En este contexto, es llamativa la revista Nueva Política, cuyo número sexto se tituló: “Fascismo en América Latina”. Paradojas del tiempo político, mientras que el uso que le daban los autores latinoamericanos los llevaba a la dicotomía “reforma o revolución”, en México esto no era equivalente. Una parte de quienes participaban de aquella publicación no hacía mucho habían decantado su simpatía política por el entonces candidato Luis Echeverría, bajo la consigna “Echeverría o el fascismo”. Así, en la elección de 1970, el PRI había recurrido al expediente fascista como recurso para cerrar filas, según explicó críticamente Enrique Semo unos años más tarde.

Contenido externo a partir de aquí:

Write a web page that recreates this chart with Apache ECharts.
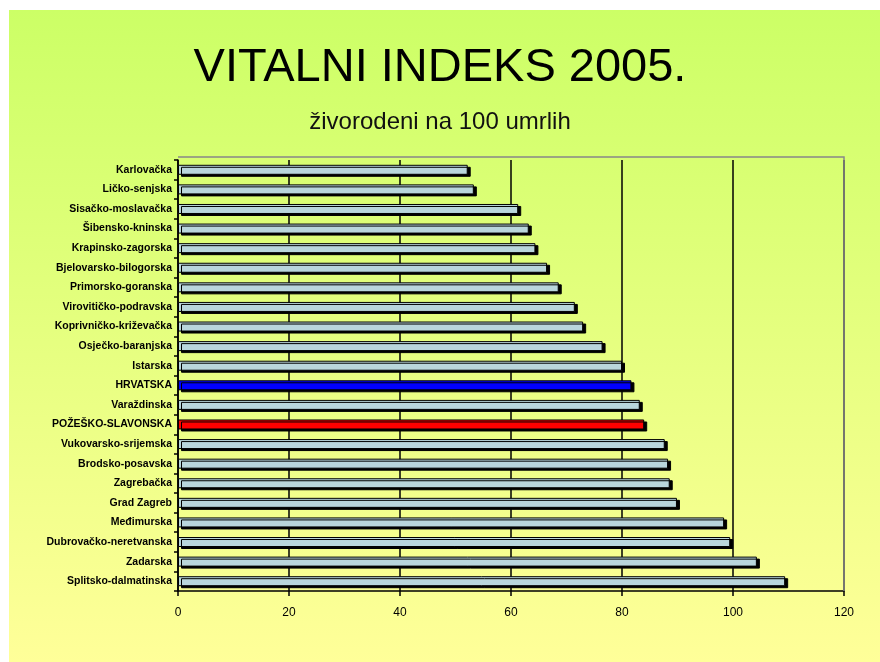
<!DOCTYPE html>
<html>
<head>
<meta charset="utf-8">
<script src="https://cdn.jsdelivr.net/npm/echarts@6/dist/echarts.min.js"></script>
<style>html,body{margin:0;padding:0;background:#fff;}#c{width:880px;height:662px;}</style>
</head>
<body>
<div id="c"></div>
<script>
var categories = ["Karlovačka","Ličko-senjska","Sisačko-moslavačka","Šibensko-kninska","Krapinsko-zagorska","Bjelovarsko-bilogorska","Primorsko-goranska","Virovitičko-podravska","Koprivničko-križevačka","Osječko-baranjska","Istarska","HRVATSKA","Varaždinska","POŽEŠKO-SLAVONSKA","Vukovarsko-srijemska","Brodsko-posavska","Zagrebačka","Grad Zagreb","Međimurska","Dubrovačko-neretvanska","Zadarska","Splitsko-dalmatinska"];
var values = [52.2,53.3,61.3,63.2,64.4,66.5,68.6,71.5,73.0,76.5,80.0,81.7,83.2,84.0,87.7,88.3,88.6,89.9,98.4,99.5,104.3,109.4];
var xTicks = [0,20,40,60,80,100,120];
var highlight = {"HRVATSKA":"#0000ff","POŽEŠKO-SLAVONSKA":"#ff0000"};

var chart = echarts.init(document.getElementById('c'));
var data = categories.map(function(c,i){
  return {value: values[i], itemStyle: {color: highlight[c] || '#b9d6dc'}};
});
chart.setOption({
  animation: false,
  graphic: [{
    type: 'rect', z: -10, silent: true,
    shape: {x: 9, y: 10, width: 871, height: 652},
    style: {fill: new echarts.graphic.LinearGradient(0,0,0,1,[{offset:0,color:'#ccff66'},{offset:1,color:'#ffff99'}])}
  },{
    type: 'polyline', z: 5, silent: true,
    shape: {points: [[178,157],[844,157],[844,591]]},
    style: {stroke: '#888', lineWidth: 1.5, fill: null}
  }],
  title: [{
    text: 'VITALNI INDEKS 2005.', left: 'center', top: 40,
    textStyle: {fontFamily: 'Liberation Sans, Arial, sans-serif', fontSize: 47, fontWeight: 'normal', color: '#000'}
  },{
    text: 'živorodeni na 100 umrlih', left: 'center', top: 105,
    textStyle: {fontFamily: 'Liberation Sans, Arial, sans-serif', fontSize: 24, fontWeight: 'normal', color: '#111'}
  }],
  grid: {left: 178, right: 36, top: 160, bottom: 71},
  xAxis: {
    type: 'value', min: 0, max: 120, interval: 20,
    axisLine: {show: true, lineStyle: {color: '#000', width: 1.5}},
    axisTick: {show: true, length: 5, lineStyle: {color: '#000', width: 1.5}},
    axisLabel: {color: '#000', fontSize: 12, fontFamily: 'Liberation Sans, Arial, sans-serif', margin: 16,
      formatter: function(v){ return xTicks.indexOf(v) >= 0 ? String(v) : ''; }},
    splitLine: {show: true, lineStyle: {color: '#000', width: 1.5}}
  },
  yAxis: {
    type: 'category', data: categories, inverse: true,
    axisLine: {show: true, lineStyle: {color: '#000', width: 1.5}},
    axisTick: {show: true, length: 4, lineStyle: {color: '#000', width: 1.5}},
    axisLabel: {color: '#000', fontSize: 10.5, fontWeight: 'bold', fontFamily: 'Liberation Sans, Arial, sans-serif', margin: 6},
    splitLine: {show: false}
  },
  series: [{
    type: 'bar', data: data, barWidth: 10,
    itemStyle: {borderColor: '#000', borderWidth: 1, shadowColor: '#000', shadowBlur: 0, shadowOffsetX: 3, shadowOffsetY: 2}
  }]
});
</script>
</body>
</html>
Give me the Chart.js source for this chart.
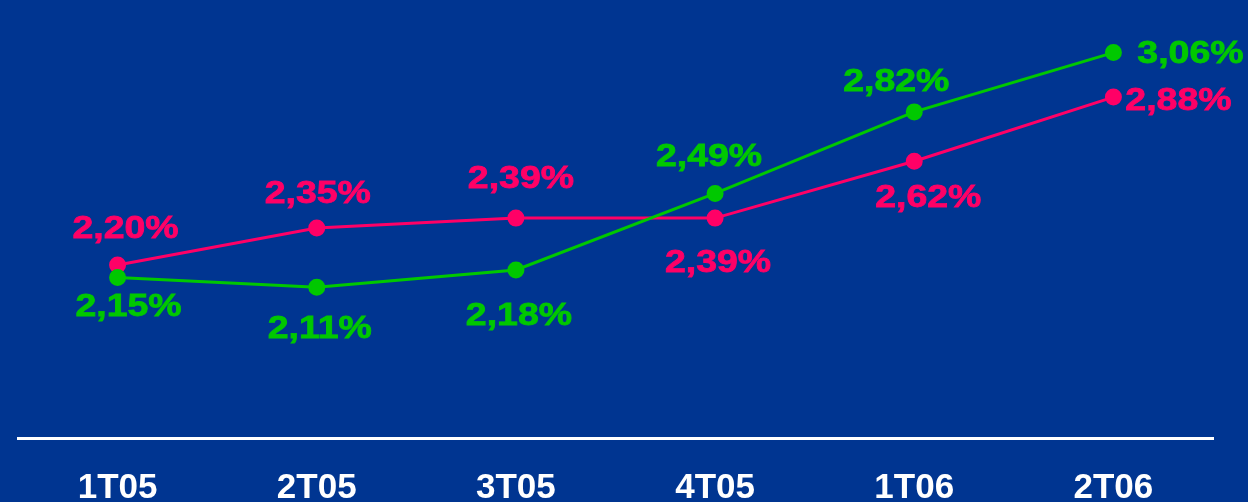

Aunque el historiador marxista reconocía la existencia de grupos fascistas en la sociedad, no veía en éstos ni influencia de masas ni tampoco simpatía de las oligarquías: “Al agitar el espectro del fascismo en México, los voceros del PRI aprovechan algunas presiones del imperialismo y sus asociados locales, para darle nueva vida al monstruo derechista”, alertaba.

Volver a aquellas discusiones es significativo, pues permite trazar las líneas de demarcación respecto a nuestro presente. Hoy las experiencias derechistas se muestran diversas, con poca homogeneidad en su programa económico, apelando a sectores que exceden a los grandes financieros y a los “sectores medios”. Sin embargo, lo que más llama la atención de ellas es la ausencia de un proyecto de futuro, pues su activación es resultado del nihilismo, mismo del que también son víctimas. Así, las derechas de hoy apelan al recurso del pasado como nostalgia destructiva, ejercen el poder sin eje rector claro y usan la violencia irracional en su papel de opositoras. Sin embargo, como hicieron las y los intelectuales de la década de 1970, es preciso profundizar más allá de las miradas generales y entrar de lleno a las contradicciones locales, pues las derechas no están exentas de la impronta nacional que evoca el tiempo contemporáneo, volviéndose herederas y partícipes de una historia que no eligieron, pero que también las determina.